Mechanism Behind Adult Neural Stem Cell Differentiation Revealed

Researchers from the Institute of Neurosciences have uncovered a crucial mechanism that allows adult neural stem cells to express genes responsible for maintaining their identity while simultaneously expressing genes for neuronal differentiation without conflicts in cellular activity. This discovery sheds light on how adult brain stem cells prepare themselves to respond readily to differentiation signals.

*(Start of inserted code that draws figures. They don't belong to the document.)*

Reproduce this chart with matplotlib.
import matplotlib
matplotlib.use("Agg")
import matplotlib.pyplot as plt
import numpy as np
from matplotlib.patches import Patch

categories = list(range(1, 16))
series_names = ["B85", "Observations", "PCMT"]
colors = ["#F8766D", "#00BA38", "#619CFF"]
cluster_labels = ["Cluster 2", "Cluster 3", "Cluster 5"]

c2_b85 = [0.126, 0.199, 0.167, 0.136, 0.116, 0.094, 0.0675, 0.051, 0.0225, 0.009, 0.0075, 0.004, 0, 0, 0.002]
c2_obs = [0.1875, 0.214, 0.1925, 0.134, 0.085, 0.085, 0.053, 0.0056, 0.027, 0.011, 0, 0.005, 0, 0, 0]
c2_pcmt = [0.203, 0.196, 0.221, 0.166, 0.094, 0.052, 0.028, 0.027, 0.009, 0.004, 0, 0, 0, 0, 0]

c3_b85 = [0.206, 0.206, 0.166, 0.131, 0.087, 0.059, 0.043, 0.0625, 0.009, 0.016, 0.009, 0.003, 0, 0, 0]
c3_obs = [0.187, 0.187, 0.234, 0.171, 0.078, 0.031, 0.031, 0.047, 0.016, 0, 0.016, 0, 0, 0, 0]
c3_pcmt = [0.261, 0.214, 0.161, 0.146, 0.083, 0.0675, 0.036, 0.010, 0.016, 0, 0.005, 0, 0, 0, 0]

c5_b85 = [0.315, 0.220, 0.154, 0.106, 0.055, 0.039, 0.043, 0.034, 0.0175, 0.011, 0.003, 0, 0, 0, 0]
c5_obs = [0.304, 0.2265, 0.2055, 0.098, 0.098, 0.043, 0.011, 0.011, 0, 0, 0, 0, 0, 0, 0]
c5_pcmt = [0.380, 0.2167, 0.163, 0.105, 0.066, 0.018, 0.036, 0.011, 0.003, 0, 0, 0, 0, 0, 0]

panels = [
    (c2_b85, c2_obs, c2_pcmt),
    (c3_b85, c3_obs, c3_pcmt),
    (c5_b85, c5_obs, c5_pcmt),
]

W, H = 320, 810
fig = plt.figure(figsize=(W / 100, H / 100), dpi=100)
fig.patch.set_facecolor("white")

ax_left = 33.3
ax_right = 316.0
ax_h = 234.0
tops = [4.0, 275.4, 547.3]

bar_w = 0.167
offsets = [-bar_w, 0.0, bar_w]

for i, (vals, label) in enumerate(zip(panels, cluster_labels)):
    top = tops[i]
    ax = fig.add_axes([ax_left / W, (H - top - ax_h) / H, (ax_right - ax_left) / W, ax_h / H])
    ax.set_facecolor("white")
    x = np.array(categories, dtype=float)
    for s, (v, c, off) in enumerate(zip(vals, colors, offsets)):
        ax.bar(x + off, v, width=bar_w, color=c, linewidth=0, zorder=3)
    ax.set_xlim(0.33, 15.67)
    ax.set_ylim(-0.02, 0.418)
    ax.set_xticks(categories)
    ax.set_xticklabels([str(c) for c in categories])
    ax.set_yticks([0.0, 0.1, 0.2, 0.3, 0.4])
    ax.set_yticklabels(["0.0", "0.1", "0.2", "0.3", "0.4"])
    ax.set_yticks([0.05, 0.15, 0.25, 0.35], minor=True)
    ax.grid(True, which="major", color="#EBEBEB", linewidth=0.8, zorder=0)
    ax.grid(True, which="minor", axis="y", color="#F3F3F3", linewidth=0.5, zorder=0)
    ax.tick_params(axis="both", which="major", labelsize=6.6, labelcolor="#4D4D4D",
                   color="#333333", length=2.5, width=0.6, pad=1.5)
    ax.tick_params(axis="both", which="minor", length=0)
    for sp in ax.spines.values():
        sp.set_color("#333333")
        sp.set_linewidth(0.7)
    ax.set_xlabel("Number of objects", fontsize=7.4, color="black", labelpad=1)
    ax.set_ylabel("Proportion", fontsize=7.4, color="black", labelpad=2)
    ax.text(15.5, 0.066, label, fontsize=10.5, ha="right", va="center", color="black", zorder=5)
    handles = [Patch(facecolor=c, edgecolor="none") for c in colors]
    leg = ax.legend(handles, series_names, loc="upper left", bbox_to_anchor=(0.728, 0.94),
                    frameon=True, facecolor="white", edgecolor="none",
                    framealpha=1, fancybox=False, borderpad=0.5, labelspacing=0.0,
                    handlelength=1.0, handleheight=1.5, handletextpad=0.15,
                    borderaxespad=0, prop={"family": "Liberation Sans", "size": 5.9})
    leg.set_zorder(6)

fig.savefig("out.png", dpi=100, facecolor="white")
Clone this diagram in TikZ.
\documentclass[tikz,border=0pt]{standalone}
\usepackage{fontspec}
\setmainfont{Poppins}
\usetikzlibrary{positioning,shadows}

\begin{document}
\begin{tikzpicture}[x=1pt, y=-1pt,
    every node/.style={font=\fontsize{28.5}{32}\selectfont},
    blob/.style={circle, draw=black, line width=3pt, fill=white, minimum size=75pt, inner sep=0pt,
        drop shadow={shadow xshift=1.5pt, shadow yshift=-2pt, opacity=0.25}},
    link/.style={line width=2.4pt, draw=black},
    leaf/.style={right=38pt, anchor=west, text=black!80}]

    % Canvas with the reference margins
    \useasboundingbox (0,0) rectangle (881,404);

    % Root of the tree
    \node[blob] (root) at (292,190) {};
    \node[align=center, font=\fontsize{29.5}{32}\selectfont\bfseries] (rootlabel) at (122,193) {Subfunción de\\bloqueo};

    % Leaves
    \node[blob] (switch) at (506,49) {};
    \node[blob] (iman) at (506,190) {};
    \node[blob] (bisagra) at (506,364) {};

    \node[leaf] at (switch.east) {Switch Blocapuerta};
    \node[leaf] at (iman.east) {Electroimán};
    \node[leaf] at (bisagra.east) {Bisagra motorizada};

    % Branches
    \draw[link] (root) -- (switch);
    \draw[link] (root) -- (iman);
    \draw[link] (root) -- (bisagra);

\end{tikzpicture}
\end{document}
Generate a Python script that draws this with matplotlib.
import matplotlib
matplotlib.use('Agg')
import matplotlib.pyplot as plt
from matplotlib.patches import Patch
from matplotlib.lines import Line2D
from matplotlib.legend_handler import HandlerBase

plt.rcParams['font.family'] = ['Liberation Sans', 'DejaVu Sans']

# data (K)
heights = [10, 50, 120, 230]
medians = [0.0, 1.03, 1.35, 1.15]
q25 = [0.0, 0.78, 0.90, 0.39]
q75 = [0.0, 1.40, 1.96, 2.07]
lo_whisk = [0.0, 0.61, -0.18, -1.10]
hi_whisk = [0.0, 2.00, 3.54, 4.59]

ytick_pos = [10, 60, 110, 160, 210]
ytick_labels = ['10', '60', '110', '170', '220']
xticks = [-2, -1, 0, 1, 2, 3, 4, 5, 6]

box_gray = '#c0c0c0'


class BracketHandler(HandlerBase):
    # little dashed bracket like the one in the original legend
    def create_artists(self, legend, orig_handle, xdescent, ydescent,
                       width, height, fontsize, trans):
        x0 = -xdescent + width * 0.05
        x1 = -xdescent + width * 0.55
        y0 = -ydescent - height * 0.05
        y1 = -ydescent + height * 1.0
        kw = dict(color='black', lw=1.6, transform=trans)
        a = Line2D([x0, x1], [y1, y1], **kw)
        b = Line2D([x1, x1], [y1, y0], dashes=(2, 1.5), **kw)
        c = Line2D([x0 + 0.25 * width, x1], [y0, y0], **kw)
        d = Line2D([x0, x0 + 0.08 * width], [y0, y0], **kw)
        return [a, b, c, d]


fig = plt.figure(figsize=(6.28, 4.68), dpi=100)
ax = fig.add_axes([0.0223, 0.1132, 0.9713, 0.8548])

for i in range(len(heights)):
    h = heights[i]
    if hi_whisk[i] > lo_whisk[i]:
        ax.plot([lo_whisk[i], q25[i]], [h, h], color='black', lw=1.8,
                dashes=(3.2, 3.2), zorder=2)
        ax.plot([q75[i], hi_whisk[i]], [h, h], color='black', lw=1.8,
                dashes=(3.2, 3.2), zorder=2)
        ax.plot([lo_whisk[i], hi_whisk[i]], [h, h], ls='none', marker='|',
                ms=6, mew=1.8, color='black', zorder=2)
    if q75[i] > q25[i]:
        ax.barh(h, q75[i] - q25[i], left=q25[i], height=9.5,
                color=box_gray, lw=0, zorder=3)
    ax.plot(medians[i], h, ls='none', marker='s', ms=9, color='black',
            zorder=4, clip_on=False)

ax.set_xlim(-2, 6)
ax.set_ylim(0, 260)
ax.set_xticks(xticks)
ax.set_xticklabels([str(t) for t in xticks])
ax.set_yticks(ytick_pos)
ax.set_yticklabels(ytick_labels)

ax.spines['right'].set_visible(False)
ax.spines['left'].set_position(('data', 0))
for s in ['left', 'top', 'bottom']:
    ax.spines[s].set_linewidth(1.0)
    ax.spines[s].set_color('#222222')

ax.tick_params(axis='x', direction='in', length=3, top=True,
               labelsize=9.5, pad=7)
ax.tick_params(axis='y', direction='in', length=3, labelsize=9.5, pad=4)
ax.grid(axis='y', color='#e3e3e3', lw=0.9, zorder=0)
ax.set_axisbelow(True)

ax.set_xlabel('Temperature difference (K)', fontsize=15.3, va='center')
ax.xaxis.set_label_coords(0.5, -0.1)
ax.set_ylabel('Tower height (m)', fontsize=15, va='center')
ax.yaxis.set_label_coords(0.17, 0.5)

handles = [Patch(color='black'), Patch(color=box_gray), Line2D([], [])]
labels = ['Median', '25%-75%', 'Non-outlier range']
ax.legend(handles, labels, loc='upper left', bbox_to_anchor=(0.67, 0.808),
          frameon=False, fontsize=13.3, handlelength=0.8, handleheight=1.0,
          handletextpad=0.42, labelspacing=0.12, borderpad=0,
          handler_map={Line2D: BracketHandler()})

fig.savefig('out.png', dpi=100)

The study, led by Ángela Nieto, revealed that the key lies in the messenger RNAs (mRNAs) of stem cell genes leaving the nucleus to be translated into proteins, while the mRNAs of neuronal genes are retained within the nucleus. As Ainara González-Iglesias, the first author of the paper published in Nature Communications, explained, "When genes are transcribed, they generate messenger RNAs that are then translated into proteins, the effectors of cellular functions. For this process to occur, these messengers must leave the nucleus of the cell and go to the cytoplasm to be translated."

The researchers discovered that when stem cells need to differentiate into neurons, the mechanism operates in reverse. Nieto elaborated, "In this case, it is the messengers of the stem cell maintenance genes that are retained in the nucleus, preventing their translation into proteins." This mechanism not only resolves decision conflicts within cells but also primes the cellular machinery for immediate differentiation upon receiving the appropriate signal.

The study confirmed that the retention mechanism in the nucleus is associated with the lack of an RNA modification called methylation, which triggers the elimination of introns —fragments of messenger RNA that must be removed for proper nuclear export and translation of the messengers.

The team observed how the messenger RNA was retained in the nucleus using in situ hybridization, a technique that visualizes messenger RNA in tissues. González-Iglesias highlighted the importance of this technique, stating, "Although there are now sophisticated sequencing techniques, it was in situ hybridization what guided us to unveil the mechanism.